Start SUPPLIED DATA

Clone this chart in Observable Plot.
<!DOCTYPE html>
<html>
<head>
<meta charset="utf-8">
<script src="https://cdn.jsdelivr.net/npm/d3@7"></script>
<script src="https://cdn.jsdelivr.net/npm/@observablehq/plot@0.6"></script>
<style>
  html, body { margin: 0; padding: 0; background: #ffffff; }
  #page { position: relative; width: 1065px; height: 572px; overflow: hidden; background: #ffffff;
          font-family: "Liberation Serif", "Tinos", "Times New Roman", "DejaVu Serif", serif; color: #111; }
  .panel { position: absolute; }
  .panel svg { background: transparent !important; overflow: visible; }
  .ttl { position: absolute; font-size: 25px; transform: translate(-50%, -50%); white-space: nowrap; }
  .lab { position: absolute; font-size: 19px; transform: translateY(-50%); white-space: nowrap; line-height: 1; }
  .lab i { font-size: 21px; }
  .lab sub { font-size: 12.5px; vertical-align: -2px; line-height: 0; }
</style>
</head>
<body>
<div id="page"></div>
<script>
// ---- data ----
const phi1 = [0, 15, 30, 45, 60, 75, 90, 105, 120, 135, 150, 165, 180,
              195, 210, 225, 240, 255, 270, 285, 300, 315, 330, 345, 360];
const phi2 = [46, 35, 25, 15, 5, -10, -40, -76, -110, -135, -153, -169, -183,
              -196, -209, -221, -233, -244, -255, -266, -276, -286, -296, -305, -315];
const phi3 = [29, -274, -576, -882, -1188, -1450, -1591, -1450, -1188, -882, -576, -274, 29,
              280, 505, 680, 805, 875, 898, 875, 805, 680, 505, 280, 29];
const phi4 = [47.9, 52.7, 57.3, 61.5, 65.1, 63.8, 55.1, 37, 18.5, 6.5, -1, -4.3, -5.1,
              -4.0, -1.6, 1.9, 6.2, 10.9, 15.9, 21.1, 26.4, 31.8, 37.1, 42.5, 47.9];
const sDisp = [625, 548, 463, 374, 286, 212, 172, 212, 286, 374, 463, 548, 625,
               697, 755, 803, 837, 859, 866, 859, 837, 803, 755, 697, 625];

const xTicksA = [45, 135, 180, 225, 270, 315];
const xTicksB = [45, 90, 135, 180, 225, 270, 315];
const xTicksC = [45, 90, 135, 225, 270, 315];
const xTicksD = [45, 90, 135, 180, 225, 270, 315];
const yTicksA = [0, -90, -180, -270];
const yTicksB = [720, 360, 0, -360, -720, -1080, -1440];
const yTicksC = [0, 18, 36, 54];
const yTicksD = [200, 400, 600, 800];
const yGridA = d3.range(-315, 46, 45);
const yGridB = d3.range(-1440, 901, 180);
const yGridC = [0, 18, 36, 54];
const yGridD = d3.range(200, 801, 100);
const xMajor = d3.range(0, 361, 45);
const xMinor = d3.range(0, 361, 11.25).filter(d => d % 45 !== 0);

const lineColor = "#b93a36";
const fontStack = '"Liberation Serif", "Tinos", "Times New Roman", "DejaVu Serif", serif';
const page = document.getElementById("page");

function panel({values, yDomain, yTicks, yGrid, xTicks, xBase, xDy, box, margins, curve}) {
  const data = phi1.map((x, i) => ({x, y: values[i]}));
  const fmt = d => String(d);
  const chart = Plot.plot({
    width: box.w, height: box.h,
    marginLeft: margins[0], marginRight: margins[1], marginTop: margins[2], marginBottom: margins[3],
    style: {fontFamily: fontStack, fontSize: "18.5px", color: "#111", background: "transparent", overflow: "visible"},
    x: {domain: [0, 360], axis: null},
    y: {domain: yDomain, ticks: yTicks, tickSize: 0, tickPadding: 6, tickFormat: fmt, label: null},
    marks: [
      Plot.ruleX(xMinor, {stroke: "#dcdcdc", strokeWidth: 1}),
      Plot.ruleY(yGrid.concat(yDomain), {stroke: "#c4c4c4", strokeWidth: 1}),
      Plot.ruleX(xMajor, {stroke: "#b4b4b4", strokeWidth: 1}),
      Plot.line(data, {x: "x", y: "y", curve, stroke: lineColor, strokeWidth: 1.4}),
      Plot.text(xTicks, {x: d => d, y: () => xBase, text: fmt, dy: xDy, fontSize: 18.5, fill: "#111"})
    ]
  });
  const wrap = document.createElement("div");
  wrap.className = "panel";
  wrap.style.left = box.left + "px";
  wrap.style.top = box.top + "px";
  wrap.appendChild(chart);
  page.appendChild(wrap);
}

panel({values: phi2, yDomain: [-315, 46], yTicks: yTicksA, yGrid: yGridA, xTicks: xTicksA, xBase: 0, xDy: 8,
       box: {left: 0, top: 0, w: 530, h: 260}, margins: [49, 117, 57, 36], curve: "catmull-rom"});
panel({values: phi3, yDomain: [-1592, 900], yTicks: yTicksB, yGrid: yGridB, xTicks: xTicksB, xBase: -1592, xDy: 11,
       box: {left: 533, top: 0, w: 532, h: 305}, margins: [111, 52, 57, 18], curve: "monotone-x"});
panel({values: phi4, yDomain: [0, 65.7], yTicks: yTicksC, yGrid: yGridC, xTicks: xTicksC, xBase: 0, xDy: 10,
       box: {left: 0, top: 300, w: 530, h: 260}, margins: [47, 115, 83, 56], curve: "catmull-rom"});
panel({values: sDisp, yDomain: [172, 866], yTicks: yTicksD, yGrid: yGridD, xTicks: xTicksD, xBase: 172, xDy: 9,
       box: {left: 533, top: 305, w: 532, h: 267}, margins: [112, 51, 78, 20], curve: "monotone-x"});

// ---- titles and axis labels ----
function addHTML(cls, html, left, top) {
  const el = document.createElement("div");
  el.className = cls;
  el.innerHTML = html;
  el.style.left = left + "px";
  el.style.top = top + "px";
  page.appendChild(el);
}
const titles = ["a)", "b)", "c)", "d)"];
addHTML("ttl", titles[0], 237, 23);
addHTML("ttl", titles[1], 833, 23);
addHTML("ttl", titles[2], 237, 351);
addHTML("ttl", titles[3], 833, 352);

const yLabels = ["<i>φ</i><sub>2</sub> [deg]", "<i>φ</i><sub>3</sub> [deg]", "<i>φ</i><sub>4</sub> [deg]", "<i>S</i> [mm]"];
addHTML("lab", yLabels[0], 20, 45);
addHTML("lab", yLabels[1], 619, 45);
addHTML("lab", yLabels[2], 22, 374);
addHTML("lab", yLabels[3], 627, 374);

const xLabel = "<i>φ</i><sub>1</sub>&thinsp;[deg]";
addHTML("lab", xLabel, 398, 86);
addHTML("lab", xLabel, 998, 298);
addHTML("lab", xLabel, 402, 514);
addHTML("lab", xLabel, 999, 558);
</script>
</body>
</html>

End SUPPLIED DATA

- WHAT IS ASKED -
Gather each line in the data that holds the string "chart".

- RESPONSE TO THE TASK -
Clone this chart in Observable Plot.
  const chart = Plot.plot({
  wrap.appendChild(chart);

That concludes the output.